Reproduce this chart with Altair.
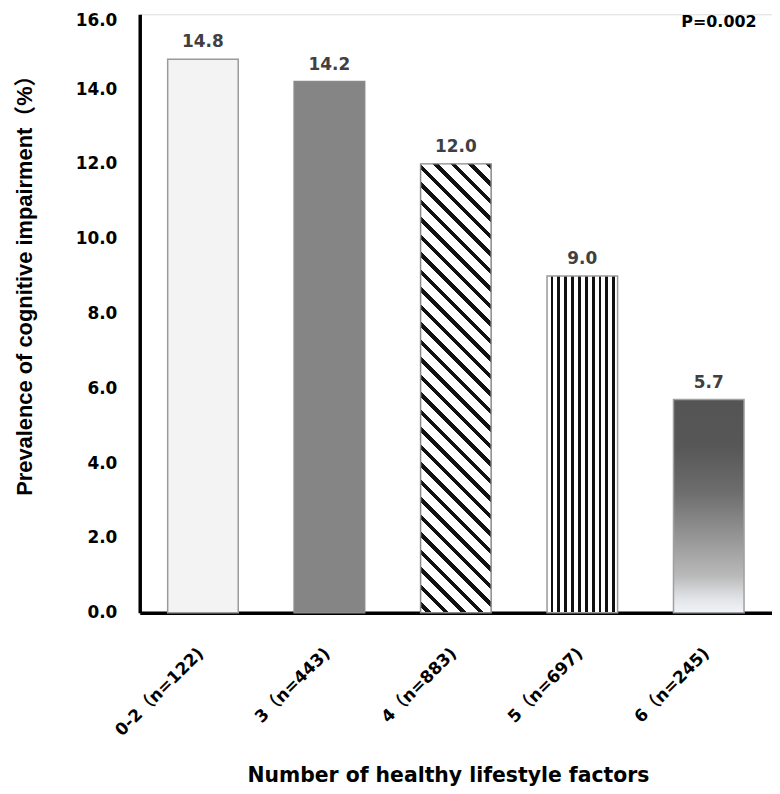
import altair as alt
import pandas as pd
import math

categories = ["0-2（n=122)", "3（n=443)", "4（n=883)", "5（n=697)", "6（n=245)"]
prevalence = [14.8, 14.2, 12.0, 9.0, 5.7]
y_ticks = [0, 2, 4, 6, 8, 10, 12, 14, 16]
p_label = "P=0.002"

df = pd.DataFrame({"cat": categories, "val": prevalence})

W_PLOT, H_PLOT = 636, 602
Y_MAX = 16
BAR_W = 71.0

# ---- fill styles (gradients used as stripe textures) ----
def hard_stops(segments):
    stops = []
    for a, b, col in segments:
        stops.append({"offset": max(0.0, min(1.0, a)), "color": col})
        stops.append({"offset": max(0.0, min(1.0, b)), "color": col})
    return stops

# vertical stripes (bar 4)
period, blk, first = 6.9, 2.8, 5.0
segs = []
c = first - blk / 2
segs.append((0.0, c / BAR_W, "#ffffff"))
while c < BAR_W:
    segs.append((c / BAR_W, min(c + blk, BAR_W) / BAR_W, "#111111"))
    nxt = c + period
    segs.append((min(c + blk, BAR_W) / BAR_W, min(nxt, BAR_W) / BAR_W, "#ffffff"))
    c = nxt
vert_grad = {"gradient": "linear", "x1": 0, "y1": 0, "x2": 1, "y2": 0,
             "stops": hard_stops(segs)}

# diagonal stripes (bar 3)
H3 = prevalence[2] / Y_MAX * H_PLOT
r = BAR_W / H3
k = (1 + r) / (1 + r * r)
span = BAR_W + H3
P, B = 17.6, 5.6
segs = []
c0 = math.floor(-BAR_W / P) * P
while c0 < H3:
    a, b = c0, c0 + B
    segs.append(((a + BAR_W) / span, (b + BAR_W) / span, "#111111"))
    segs.append(((b + BAR_W) / span, (c0 + P + BAR_W) / span, "#ffffff"))
    c0 += P
diag_grad = {"gradient": "linear", "x1": 1, "y1": 0, "x2": 1 - k * r, "y2": k,
             "stops": hard_stops(segs)}

# vertical shading (bar 5)
shade_grad = {"gradient": "linear", "x1": 0, "y1": 0, "x2": 0, "y2": 1,
              "stops": [
                  {"offset": 0.0, "color": "#545454"},
                  {"offset": 0.22, "color": "#575757"},
                  {"offset": 0.44, "color": "#6e6e6e"},
                  {"offset": 0.67, "color": "#9a9a9a"},
                  {"offset": 0.83, "color": "#bababa"},
                  {"offset": 0.93, "color": "#e0e3e6"},
                  {"offset": 1.0, "color": "#f0f3f8"},
              ]}

fills = ["#f3f3f3", "#858585", diag_grad, vert_grad, shade_grad]
strokes = ["#9a9a9a", "#8a8a8a", "#8a8a8a", "#9a9a9a", "#a0a0a0"]

x_enc = alt.X(
    "cat:N", sort=categories,
    scale=alt.Scale(paddingInner=0.442, paddingOuter=0.221),
    axis=alt.Axis(
        title="Number of healthy lifestyle factors",
        titleFont="DejaVu Sans", titleFontSize=20.5, titleFontWeight="bold",
        titleColor="#000000", titleX=310, titleY=170,
        titleBaseline="alphabetic", titleAlign="center",
        labelAngle=-45, labelAlign="right", labelBaseline="middle",
        labelFont="DejaVu Sans, Noto Sans CJK SC", labelFontSize=17,
        labelFontWeight="bold", labelColor="#000000",
        labelPadding=38, labelOffset=-2,
        ticks=False, tickSize=0,
        domainColor="#000000", domainWidth=3.5,
        labelOverlap=False,
    ),
)
y_enc = alt.Y(
    "val:Q",
    scale=alt.Scale(domain=[0, Y_MAX], nice=False),
    axis=alt.Axis(
        title="Prevalence of cognitive impairment（%）",
        titleFont="Liberation Sans, Noto Sans CJK SC", titleFontSize=22,
        titleFontWeight="bold", titleColor="#000000",
        titleAngle=270, titleX=-108.5, titleY=267,
        titleAlign="center", titleBaseline="alphabetic",
        values=y_ticks, format=".1f",
        labelFont="DejaVu Sans", labelFontSize=17, labelFontWeight="bold",
        labelColor="#000000", labelPadding=23,
        labelOffset={"condition": {"test": "datum.value == 16", "value": 6}, "value": 0},
        ticks=False, tickSize=0, grid=False,
        domainColor="#000000", domainWidth=3.5,
    ),
)

base = alt.Chart(df)
layers = []
for i, cat in enumerate(categories):
    layers.append(
        base.transform_filter(alt.datum.cat == cat)
        .mark_bar(fill=fills[i], stroke=strokes[i], strokeWidth=1.5)
        .encode(x=x_enc, y=y_enc)
    )

labels = base.mark_text(
    dy=-12, baseline="alphabetic", align="center",
    font="DejaVu Sans", fontSize=17, fontWeight="bold", color="#404040",
).encode(x=x_enc, y=y_enc, text=alt.Text("val:Q", format=".1f"))

ptext = alt.Chart(pd.DataFrame({"t": [p_label]})).mark_text(
    align="right", baseline="alphabetic",
    font="DejaVu Sans", fontSize=16, fontWeight="bold", color="#000000",
).encode(x=alt.value(620.5), y=alt.value(13), text="t:N")

chart = alt.layer(*layers, labels, ptext).properties(
    width=W_PLOT, height=H_PLOT,
    autosize=alt.AutoSizeParams(type="none"),
    padding={"left": 132.5, "top": 4, "right": 0, "bottom": 172},
).configure_view(stroke=None).configure(background="#ffffff")

chart.save("out.html", embed_options={"renderer": "svg", "actions": False})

----------------

### Exercise instructions
Reproduce the material above from its first line through the line containing "BAR_W = 71.0", both ends included, and skip every picture.

### Output of the exercise
Reproduce this chart with Altair.
import altair as alt
import pandas as pd
import math

categories = ["0-2（n=122)", "3（n=443)", "4（n=883)", "5（n=697)", "6（n=245)"]
prevalence = [14.8, 14.2, 12.0, 9.0, 5.7]
y_ticks = [0, 2, 4, 6, 8, 10, 12, 14, 16]
p_label = "P=0.002"

df = pd.DataFrame({"cat": categories, "val": prevalence})

W_PLOT, H_PLOT = 636, 602
Y_MAX = 16
BAR_W = 71.0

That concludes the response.